Sure, but landing safely when Rego-jumping is Quickness-Encumbrance, not Finesse.
An animated corpse swinging a blade uses its weapon skill, not Finesse.
Baking bread in a magically hot oven is Craft:Baking, not Finesse.
While it's not canonical, I'd say it's reasonable that a magical crossbow that shoots mundane bolts very powerfully ("Vilano style") is wielded with a crossbow skill, not Finesse.
I don't think I'm twisting any rule here. As Tellus pointed out, the magus is attacking with his weapon skill. The spell is not being used to attack, but just to add push to the magus push. If I Rego your image two paces to the side of you, and you are dancing, the image dances based on your Dancing skill, not on my Finesse.

The ability to move metal is surely ReTe. But the ability to move Terram in response to your physical movements rather than your using Finesse to move the gauntlet is something very tricky, that you once again made up. It is totally reasonable for a magus to concentrate on how he wants the gauntlet to move using ReTe; for simple movements I'd happily handwave concentration and just assume it's effortless! It is not at all the same thing to have a ReTe effect that moves a Gauntlet without the magus having to concentrate at all, based solely on subtle hand and arm and body movements. This is a very tricky effect. It's not at all in the spell guidelines, or implied by them. It's utterly different from the norm.
That's the issue I was mentioning, and that we are discussing in the Sword of Damocles thread, here. Please contribute to it!

ReTe lets a magus move Terram. There's a spell (maybe a guideline?) that lets a magus move Terram around as would a person with Str 5. There's nothing at all that suggests that a magus using this guideline can move something arbitrary such that it acts on something else as though it were a person with Str 5.
Well, there's a spell (the Unseen Porter), plus a separate guideline for a different effect (the Hermetic Generans), both assuming that unmodified ReTe can manipulate stuff like a Str+5 person can. Obviously, some discretion is required in such a choice. ReTe can, without modifiers, move much more than a Strength +5 person can move, in certain instances (e.g. when moving, however slowly, a base individual of dirt, mud, or clay -- 10 cubic paces!).

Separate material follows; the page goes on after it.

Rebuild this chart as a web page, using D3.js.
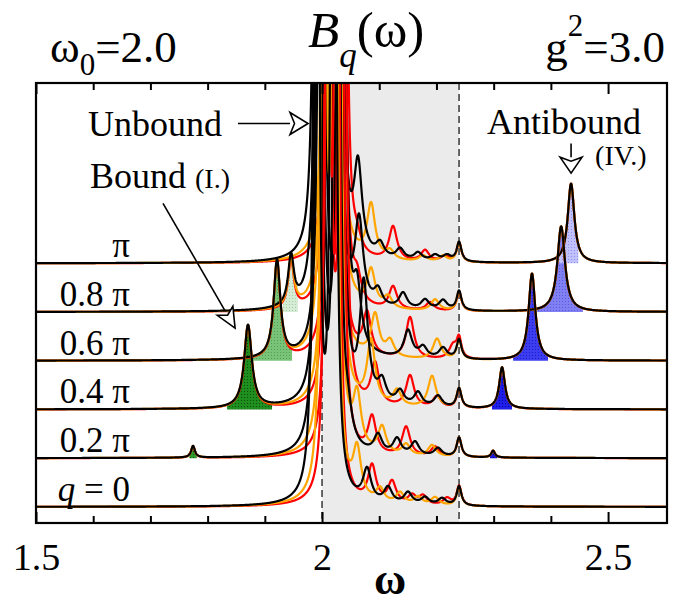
<!DOCTYPE html>
<html><head><meta charset="utf-8">
<script src="https://cdn.jsdelivr.net/npm/d3@7"></script>
<style>
body{margin:0;background:#fff}
svg{display:block}
text{font-family:"Liberation Serif","Times New Roman",serif;fill:#000}
</style>
</head><body>
<svg id="c" width="674" height="606"></svg>
<script>
// ---------- data ----------
const qLabels = ["0", "0.2 π", "0.4 π", "0.6 π", "0.8 π", "π"];
const minorTicks = [1.6, 1.7, 1.8, 1.9, 2.1, 2.2, 2.3, 2.4];
const majorTicks = [1.5, 2.0, 2.5];
const tickLabels = ["1.5", "2", "2.5"];
const continuumEdges = [2.0, 2.2395];

// giant "unbound" peaks near omega = 2 : [omega, height] per panel (q = 0 ... pi)
const giantBlack = [
  [[1.990, 56], [2.020, 60]], [[1.993, 56], [2.026, 60]], [[1.996, 56], [2.031, 60]],
  [[1.999, 56], [2.035, 60]], [[1.994, 56], [2.024, 60]], [[1.991, 56], [2.029, 60]]];
const giantOrange = [
  [[2.003, 50], [2.022, 55]], [[2.005, 50], [2.025, 55]], [[2.007, 50], [2.028, 55]],
  [[2.004, 50], [2.024, 55]], [[2.006, 50], [2.027, 55]], [[2.008, 50], [2.026, 55]]];
const giantRed = [
  [[2.009, 40], [2.026, 45]], [[2.011, 40], [2.033, 45]], [[2.010, 40], [2.037, 45]],
  [[2.012, 40], [2.030, 45]], [[2.009, 40], [2.035, 45]], [[2.010, 40], [2.038, 45]]];

// continuum (finite-size) peaks : [omega, height]
const contBlack = [
  [[2.0787, 0.65], [2.1154, 0.32], [2.1503, 0.24], [2.1801, 0.15], [2.2098, 0.14]],
  [[2.0455, 0.45], [2.0979, 0.38], [2.1311, 0.33], [2.1626, 0.28], [2.2028, 0.17]],
  [[2.073, 2.4], [2.1049, 0.42], [2.1364, 0.28], [2.1678, 0.28], [2.2028, 0.23]],
  [[2.0612, 1.2], [2.1503, 0.56], [2.1766, 0.22], [2.2115, 0.22]],
  [[2.0647, 1.7], [2.0979, 0.32], [2.1416, 0.32], [2.1801, 0.2], [2.2115, 0.2]],
  [[2.0629, 1.8], [2.1014, 0.28], [2.1364, 0.22], [2.1678, 0.16], [2.1976, 0.12], [2.2185, 0.12]]];
const contOrange = [
  [[2.0612, 1.0], [2.1014, 0.28], [2.1364, 0.23], [2.1678, 0.16], [2.1976, 0.16]],
  [[2.0612, 1.1], [2.1049, 0.55], [2.1469, 0.23], [2.1923, 0.23]],
  [[2.0857, 1.3], [2.1311, 0.32], [2.1923, 0.65]],
  [[2.0927, 0.85], [2.1189, 0.32], [2.2010, 0.42]],
  [[2.0857, 0.75], [2.1154, 0.23], [2.1976, 0.23]],
  [[2.0857, 1.1], [2.1189, 0.17], [2.1766, 0.12], [2.2115, 0.12]]];
const contRed = [
  [[2.0874, 0.75], [2.1224, 0.45], [2.1574, 0.18], [2.1766, 0.18], [2.2185, 0.15]],
  [[2.0874, 0.75], [2.1469, 0.6], [2.1976, 0.2]],
  [[2.0927, 0.85], [2.1538, 0.65], [2.2010, 0.23]],
  [[2.0787, 0.85], [2.1538, 0.85], [2.2290, 0.27]],
  [[2.0612, 0.5], [2.1241, 0.47], [2.1888, 0.17]],
  [[2.0612, 0.26], [2.1241, 0.7], [2.1801, 0.23], [2.2150, 0.12]]];
const edgePeak = [2.2395, 0.4];

// bound (I.) and antibound (IV.) peaks : [omega, height, width] or null
const boundPeaks = [null, [1.7745, 0.24, 0.004], [1.8706, 1.70, 0.008], [1.9213, 2.0, 0.007], [1.9458, 1.0, 0.006], null];
const boundFill = [null, [1.768, 1.781], [1.834, 1.9126], [1.8776, 1.9476], [1.9318, 1.958], null];
const antiPeaks = [null, [2.299, 0.14, 0.004], [2.3147, 0.85, 0.006], [2.367, 1.78, 0.007], [2.418, 1.75, 0.008], [2.4353, 1.63, 0.007]];
const antiFill = [null, [2.2937, 2.306], [2.297, 2.332], [2.334, 2.395], [2.376, 2.456], [2.411, 2.448]];

// ---------- styles ----------
const gammaGiant = 0.0025, gammaCont = 0.0085, gammaEdge = 0.005;
const boundColors = [null, ["#2e9a2e", "#0b5e0b"], ["#1e8f1e", "#0a4f0a"], ["#79c379", "#4f9f4f"], ["#d6ecd6", "#9ccf9c"], null];
const antiColors = [null, ["#1a1ad8", "#0000a0"], ["#1e1ee6", "#0000b0"], ["#3d3df0", "#1a1ad0"], ["#8080f2", "#5a5ae0"], ["#c0c0fa", "#9090ee"]];

const svg = d3.select("#c");
const L = 36, R = 667, T = 83, B = 523;
const x = d3.scaleLinear().domain([1.5, 2.603]).range([L, R]);
const y = d3.scaleLinear().domain([-0.33, 8.7]).range([B, T]);

const lor = (w, c, h, g) => h * g * g / ((w - c) * (w - c) + g * g);
function spec(k, giant, cont, w) {
  let v = k;
  giant[k].forEach(p => v += lor(w, p[0], p[1], gammaGiant));
  cont[k].forEach(p => v += lor(w, p[0], p[1], gammaCont));
  v += lor(w, edgePeak[0], edgePeak[1], gammaEdge);
  if (boundPeaks[k]) v += lor(w, ...boundPeaks[k]);
  if (antiPeaks[k]) v += lor(w, ...antiPeaks[k]);
  return v;
}
const grid = d3.range(1.5, 2.6031, 0.0004);

const defs = svg.append("defs");
defs.append("clipPath").attr("id", "clip").append("rect")
  .attr("x", L).attr("y", T).attr("width", R - L).attr("height", B - T);
function pattern(id, cols) {
  const p = defs.append("pattern").attr("id", id).attr("patternUnits", "userSpaceOnUse")
    .attr("width", 3).attr("height", 3);
  p.append("rect").attr("width", 3).attr("height", 3).attr("fill", cols[0]);
  p.append("rect").attr("x", 1).attr("y", 1).attr("width", 1).attr("height", 1).attr("fill", cols[1]);
}

const plot = svg.append("g").attr("clip-path", "url(#clip)");
// grey continuum band
plot.append("rect").attr("x", x(continuumEdges[0])).attr("y", T)
  .attr("width", x(continuumEdges[1]) - x(continuumEdges[0])).attr("height", B - T)
  .attr("fill", "#ebebeb");
plot.selectAll("line.edge").data(continuumEdges).join("line").attr("class", "edge")
  .attr("x1", d => x(d)).attr("x2", d => x(d)).attr("y1", T).attr("y2", B)
  .attr("stroke", "#444").attr("stroke-width", 1.6).attr("stroke-dasharray", "7,4");

// fills
const area = d3.area().x(d => x(d[0])).y0(d => y(d[2])).y1(d => y(d[1]));
function fillRange(k, rng, id, cols) {
  pattern(id, cols);
  const pts = grid.filter(w => w > rng[0] && w < rng[1]);
  pts.unshift(rng[0]); pts.push(rng[1]);
  plot.append("path").datum(pts.map(w => [w, spec(k, giantBlack, contBlack, w), k]))
    .attr("d", area).attr("fill", `url(#${id})`);
}
for (let k = 0; k < 6; k++) {
  if (boundFill[k]) fillRange(k, boundFill[k], "bf" + k, boundColors[k]);
  if (antiFill[k]) fillRange(k, antiFill[k], "af" + k, antiColors[k]);
}

// curves
const line = d3.line().x(d => x(d[0])).y(d => y(d[1]));
const series = [[giantRed, contRed, "#ff0000"], [giantOrange, contOrange, "#ffa500"], [giantBlack, contBlack, "#000"]];
for (let k = 5; k >= 0; k--) {
  series.forEach(s => {
    plot.append("path").datum(grid.map(w => [w, spec(k, s[0], s[1], w)]))
      .attr("d", line).attr("fill", "none").attr("stroke", s[2])
      .attr("stroke-width", 2.2).attr("stroke-linejoin", "round");
  });
}

// frame and ticks
svg.append("rect").attr("x", L).attr("y", T).attr("width", R - L).attr("height", B - T)
  .attr("fill", "none").attr("stroke", "#000").attr("stroke-width", 2.2);
function ticks(vals, len) {
  const gb = svg.append("g").attr("transform", `translate(0,${B})`)
    .call(d3.axisBottom(x).tickValues(vals).tickSize(-len).tickFormat(""));
  const gt = svg.append("g").attr("transform", `translate(0,${T})`)
    .call(d3.axisTop(x).tickValues(vals).tickSize(-len).tickFormat(""));
  [gb, gt].forEach(g => { g.select(".domain").remove(); g.selectAll("line").attr("stroke", "#000").attr("stroke-width", 2); });
}
ticks(minorTicks, 7);
ticks(majorTicks, 11);
const gl = svg.append("g").attr("transform", `translate(0,${B})`)
  .call(d3.axisBottom(x).tickValues(majorTicks).tickSize(0).tickPadding(20).tickFormat((d, i) => tickLabels[i]));
gl.select(".domain").remove();
gl.selectAll("text").attr("font-family", '"Liberation Serif",serif').attr("font-size", 38).attr("fill", "#000");

svg.append("text").attr("x", x(2.119)).attr("y", 594).attr("text-anchor", "middle")
  .attr("font-size", 44).attr("font-weight", "bold").text("ω");

// panel labels
qLabels.forEach((s, k) => {
  const t = svg.append("text").attr("x", x(1.6643)).attr("y", y(k) - 6).attr("text-anchor", "end").attr("font-size", 35);
  if (k === 0) { t.append("tspan").attr("font-style", "italic").text("q"); t.append("tspan").text(" = 0"); }
  else t.text(s);
});

// titles
const t1 = svg.append("text").attr("x", 50).attr("y", 62).attr("font-size", 45);
t1.append("tspan").text("ω");
t1.append("tspan").attr("font-size", 31).attr("dy", 13).text("0");
t1.append("tspan").attr("dy", -13).text("=2.0");
const t2 = svg.append("text").attr("x", 308).attr("y", 47).attr("font-size", 51);
t2.append("tspan").attr("font-style", "italic").text("B");
t2.append("tspan").attr("font-style", "italic").attr("font-size", 35).attr("dy", 20).text("q");
t2.append("tspan").attr("dy", -20).text("(ω)");
const t3 = svg.append("text").attr("x", 665).attr("y", 62).attr("font-size", 45).attr("text-anchor", "end");
t3.append("tspan").text("g");
t3.append("tspan").attr("font-size", 31).attr("dy", -26).text("2");
t3.append("tspan").attr("dy", 26).text("=3.0");

// annotations
function arrow(x1, y1, x2, y2, hl, hw) {
  const dx = x2 - x1, dy = y2 - y1, n = Math.hypot(dx, dy), ux = dx / n, uy = dy / n;
  const bx = x2 - ux * hl, by = y2 - uy * hl;
  svg.append("line").attr("x1", x1).attr("y1", y1).attr("x2", bx).attr("y2", by)
    .attr("stroke", "#000").attr("stroke-width", 1.6);
  svg.append("path").attr("d", `M${x2},${y2}L${bx - uy * hw},${by + ux * hw}L${bx + ux * hl * 0.25},${by + uy * hl * 0.25}L${bx + uy * hw},${by - ux * hw}Z`)
    .attr("fill", "#fff").attr("stroke", "#000").attr("stroke-width", 1.6).attr("stroke-linejoin", "miter");
}
svg.append("text").attr("x", x(1.591)).attr("y", y(7.62)).attr("font-size", 36).text("Unbound");
arrow(x(1.853), y(7.87), x(1.9755), y(7.87), 18, 11);
const bt = svg.append("text").attr("x", x(1.5944)).attr("y", y(6.54)).attr("font-size", 36);
bt.append("tspan").text("Bound ");
bt.append("tspan").attr("font-size", 28).text("(I.)");
arrow(x(1.722), y(6.23), x(1.848), y(3.67), 20, 9);
svg.append("text").attr("x", x(2.2885)).attr("y", y(7.66)).attr("font-size", 36).text("Antibound");
svg.append("text").attr("x", x(2.4773)).attr("y", y(7.01)).attr("font-size", 28).text("(IV.)");
arrow(x(2.4353), y(7.46), x(2.4353), y(6.85), 16, 11);
</script>
</body></html>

The cheap "natural movement" guideline you chose for all the possible hand movements of a gauntlet does not strike me as the intent of natural movement. I don't have the guidelines here, so am not sure whether this is closer to the mark than the next higher one.
This is definitely a judgement call, but pushing more strongly (but still with a human force) something that is already pushed by a person, seems to me as "natural" as it gets without being so natural that it happens on its own, without magic. This is the criterion we use in our troupe:
If it's the classic "elephant in the room", something that is so obvious that it's immediately recognized as "unnatural" even by someone that's not paying close attention, it's highly unnatural. E.g. a box floating around on its own.
If it's something that may escape a casual glance, but will be seen as "unnatural" by someone paying close attention, it's slightly unnatural. E.g. a glass very slowly sliding across a table, a wheel that keeps spinning indefinitely without anyone turning it.
If it's something that will keep even a persistent observer in doubt about whether he's seeing anything "unnatural", then it's natural. E.g. something pushed by a human that moves as if pushed by a stronger human, a lock that unlocks or jams, a door that slowly swings or open or shut.

By the way, learning how to use a force multiplying gauntlet of this kind is itself tricky! This itself might deserve its own skill. After all, there is absolutely no magic (Corpus!) here to help out.
This is something I do not understand. Learning how to use servo-assisted steering was completely effortless and virtually instantaneous for every driver I've known.

Also, since there is no Corpus, the magus is likely to get injured very, very quickly from this heavy gauntlet chafing, yanking, jerking at his hands.
If you read the description of the spell, you'd see that it's impossible for the gauntlet to exert more than the slightest pressure on the hand, because that slightest pressure will make it move so as to ease that pressure. It's like having a host of bodyguards that push the crowds away from you when you walk in a crowded place. It certainly does not require you to re-learn walking, nor are you jostled by the bodyguards.

Also, the ReTe cast only on the gauntlet only holds up the Gauntlet with Str 5, or whatever it is. It in no way grants Str 5 to the gauntlet. I don't know where you're even getting this from. Sure, you can use a ReTe guideline to hold as much stuff as you want, at which point the spell is affecting the stuff. Heck, a spell cast at touch (similar to Treading the Ashen Path) that lets you pick up any boulder you touch all day long works for me. (Throwing it is tougher though!)
It's a pity that despite trying very hard, I failed to convey in the spell description that the gauntlet makes every movement as if moved by a wearer with Strength +5 -- except that the force for those movements is not exerted internally by the wearer, but by the magic. A few people got it, but for such a simple concept I certainly did a bad job explaining it.